I'm crossing my 5" exclusive over at 3khz 1st order. The vocals sound a lot more natural compared to a 2nd order xover @ 2khz, but I do lose a little detail in the lower midrange.


----------



## Guest (Mar 8, 2006)

cotdt said:


> hey guys, why the 3kHz recommendation? 3kHz seems to be really pushing it close, i mean, just look at the measurements. On test tones, my peerless exclusive 7" already seems to be losing definition above 2kHz, even though nonlinear distortion is still low.


First, apparently you seem to have more confidence in npdangs linear distortion measurements than mine. Remember my waterfall post of the 830882, the 5" peerless.
Second, don't compare a 7" with a 4" driver.


----------



## Sephiroth619 (Jun 24, 2005)

How many watts is recommended for this woofer?


----------



## fuscobal (Mar 27, 2006)

Did anyone listen to theese compared with SEAS 4.5" drivers ( L12RCY & CA12RCY ) ?


----------



## 3.5max6spd (Jun 29, 2005)

subscribed....

any more feedback on these midranges? Anyone try them IB in car??


----------



## ///MJay (Aug 22, 2006)

Has anyone tried the 5.5" in a car door? I can't seem to find any additional info on these. I want to pair them up with an 8" in my kick.

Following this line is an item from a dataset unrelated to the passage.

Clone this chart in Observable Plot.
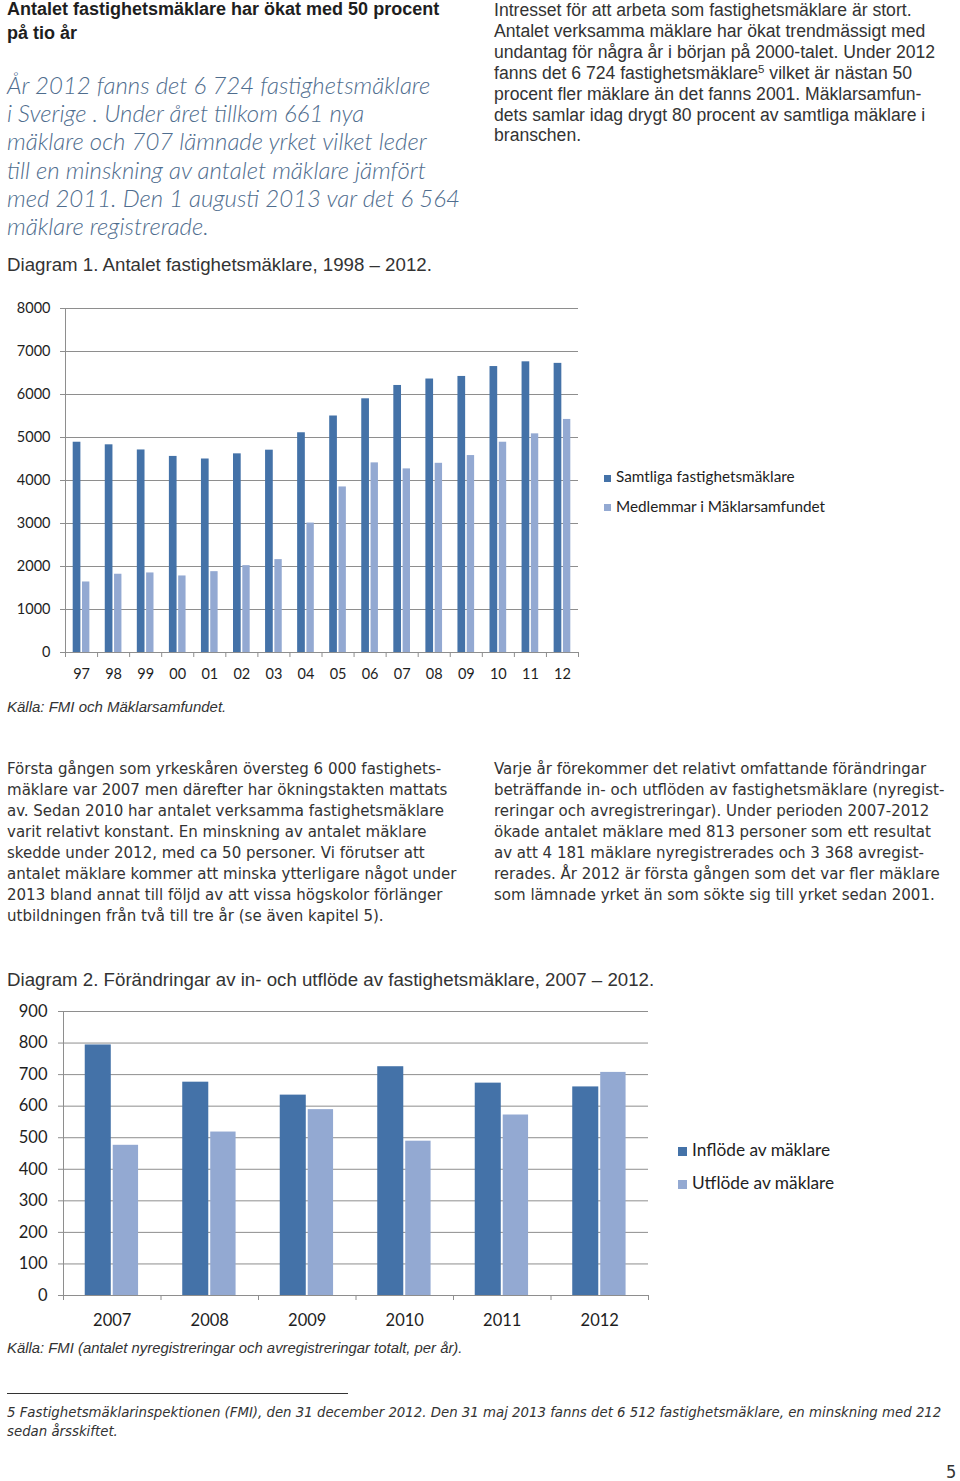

How do these compare to some of the others that are popular here?


----------



## Fixtion (Aug 25, 2006)

i will have in my possession a pair of these drivers bnib.
going to compare against scan-speak 12m revelators.

results will be posted here . . . http://www.diymobileaudio.com/forum/diyma-build-logs/19569-fixtion-install-venture.html

expected date: TBA


----------



## $rEe (Jan 15, 2008)

Fixtion said:


> i will have in my possession a pair of these drivers bnib.
> going to compare against scan-speak 12m revelators.
> 
> results will be posted here . . . http://www.diymobileaudio.com/forum/diyma-build-logs/19569-fixtion-install-venture.html
> ...



Yesss.
I look forward.


----------